The Expendables 2 bannerNarrowly missing out on the ‘Dumbest Movie of the Year’ award to Battleship is The Expendables 2. Sylvester Stallone takes a back seat in the directing stakes this time around and hands over the directorial duties to Simon West who once made Con-Air, so you could be forgiven for thinking you were in for a silly but fun ride.

Sadly the elements that prevented the first film from being anything more than a diverting action film are ramped up resulting in a film that makes you feel dumber as it goes on.

The plot as far as I could tell finds the wonderfully monikered crew (Hail Caesar, Toll Road, Lee Christmas, Gunnar Jensen and erm… Barney Ross) destroying half of an Asian country and encountering Arnold Schwarzenegger’s cameo on the way whilst being accompanied by the new recruit and sniper Billy the Kid (Liam Hemsworth). Once back in civilisation they find themselves goaded into a mission to retrieve a briefcase from a country which I think was somewhere between Russia and China, by Bruce Willis. The briefcase contains the location of a plutonium mine which in the wrong hands will lead to a crisis of immensely muscular proportions.

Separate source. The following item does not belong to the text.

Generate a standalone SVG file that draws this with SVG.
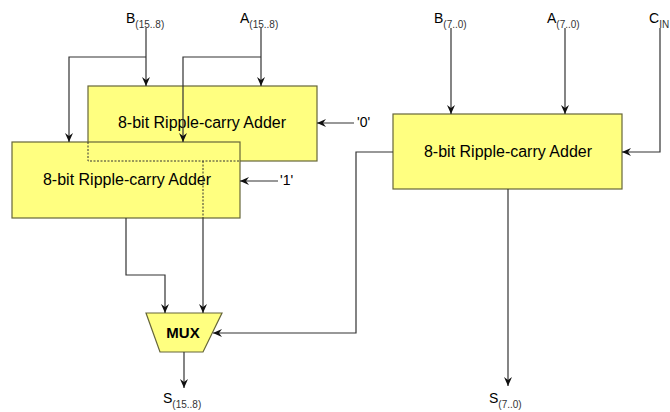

Jean-Claude Van Damme shows up playing an evil French-Russian mercenary and gives the team a reason to seek vengeance before making off with the briefcase. You can tell Van Damme is evil because he wears sunglasses all the time and has a special move which consists of kicking a knife into your heart. The crew go into the eastern European wilderness and find a town where Van Damme is using all the men folk to mine the plutonium which means that Bruce Willis is seriously mis-informed for a CIA honcho. Chuck Norris turns up because the plot needs a contrivance when things look bad for our heroes, as does Arnie…again.

At the start hopes were high. One of the major flaws of the first film was the confusing decision to film all of the action scenes in mid close up when they really should have pulled back. Here West does pull back allowing the scenes to unfold clearly in majestic wide angles. Jet Li is allowed a bonanza fight sequence with some frying pans but then wisely exits for the rest of the film.

In this first scene the violence is ramped up and heads are exploding everywhere and there is an impressive bridge explosion. It seems most of the budget went on this though as it never gets this good again. The film meanders with the awful dialogue mumbled and mangled through various thick accents and wooden deliveries. Most annoying and flawed is the screenplay which is truly by numbers this time out. The screenplay (credited to about three writers) is simply contrivances and unlikely turns of events so that they can shoehorn in Chuck Norris in a self-referential cameo which stops the movie dead.

When the characters try to emote it’s laughable and there is nothing like the touching Mickey Rourke monologue from the first film. Schwarzenegger and Bruce Willis are also given more to do resulting in Arnie doing a riff on his ‘I’ll be back’ catchphrase about nine times each more groan inducing than the last. I’m not sure when it happened exactly and it could be because of his prolonged absence from the cinema but Schwarzenegger seems to be revered as some kind of thesp of the modern age, people are going to learn that shock horror, he really isn’t that great and sadly here he completely parodies his image and it’s embarrassing.

When your film has the best performance given by Jean-Claude Van Damme and he makes everyone else look bad then it’s time for an agonising re-appraisal of the whole franchise. This should be the end of this smug, shallow franchise but sadly Nicolas Cage is rumoured for part three, and he will do ANYTHING for money. This is the dreck that the first film threatened to be when ageing action stars think it’s enough to just show up. The Expendables 2 might be the best film you ever see after 15 beers and some Jagerbombs but anyone looking for depth, nuance and plot should steer well clear.